Let us also not forget that good elections also connote that the candidates, political parties and ordinary citizens can sue the Elections Commission for a number of wide ranging issues. So for instance, in St. Vincent and the Grenadines, we have the ongoing case of the NDP which filed two election petitions against the election body challenging the results in the Central Leeward and North Windward constituencies in the December 2015 general elections.
One of the tenants of good elections is the recourse to the law to mediate election related issues and this is available to political parties, citizens and candidates in Barbados. Of course, as we were recently made aware, there are always issues pertaining to voter eligibility. And so we have a number of Commonwealth citizens contesting the refusal of the EBC to register them as voters. But overall, the law demands that potential voters meet certain requirements in order to register to vote.
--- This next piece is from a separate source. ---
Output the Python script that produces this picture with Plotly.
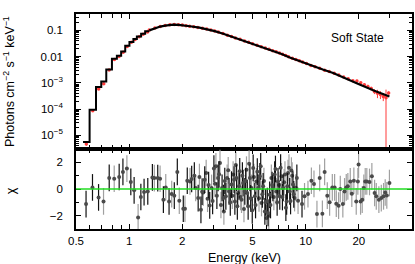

There are no onerous requirements on the eligibility to vote.
I would concede that that there is a close link between registration and voter turnout, especially as certain demographic groups like the young and the poor and the less educated are less likely to register and vote. And this can be partly improved with greater attention to public education by the EBC.
Is there collusion among the Board of the EBC, registration officers, the judiciary and the incumbent government? I think not!